- Effects of global changes on forest ecosystems and disturbance regimes
Using current hi-tech infrastructure we plan to shift the level of knowledge to a qualitatively new level. We plan to conduct the research on the factors affecting the state of forest ecosystems and its components in the laboratory and in field conditions. In climate boxes and chambers we will examine the impact of various factors of the simulated environmental conditions on host plants, in particular the changes in the production of metabolites that are related to defence capability and predisposition to attacks by bark beetles, but also the population of bark beetles. Under field conditions, we will use terrestrial and airborne laser scanners to map the structure of ecosystems, to obtain the reactions of trees to the specific conditions using terrestrial and aerial thermal imaging cameras and a hyperspectral scanner. Airborne sensors will be carried by an unmanned aerial vehicle (UAV) and all detailed information obtained from them will be qualitatively new inputs (resolution in millimetres to centimetres) into the decision support systems developed for the management of spruce ecosystems. Time series of satellite data (Landsat, Sentinel 2) are going to be used to assess long-term ecosystem dynamics. The analysis of semiochemicals (substances used for chemical communication between individuals of the same species or between species) under laboratory and field conditions, particularly in the host – phytophage communication system will be supported by gas chromatography with mass spectrometry coupled with electroantenography capable of detecting insect responses to volatile biologically active compounds. This data will be useful for the management of insect populations.

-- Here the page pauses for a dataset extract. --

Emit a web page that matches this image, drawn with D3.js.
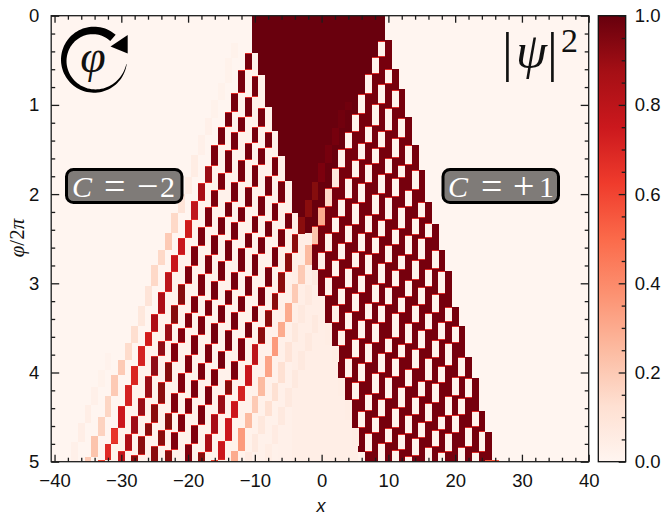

- Stress factors and adaptive potential of forest trees
Understanding the responses of tree species and their adaptability to new environmental conditions arising from on-going climate changes associated with more frequent extreme weather events is increasingly important. Therefore, our objectives are to track changes in photosynthetic productivity, chlorophyll fluorescence and bioenergetics and functioning of forest tree photosystems affected by abiotic and biotic stress factors. Physiological research on forest tree populations, their productivity (photosynthetic activity estimated by chlorophyll fluorescence, plant gas exchange measurement, etc.) and their resilience will provide most effective approach to determine and predict potential effects of various stress factors. We will focus mainly on spruce and other economic forest tree species (e.g. poplar clones) which provide important ecosystem services in central Europe.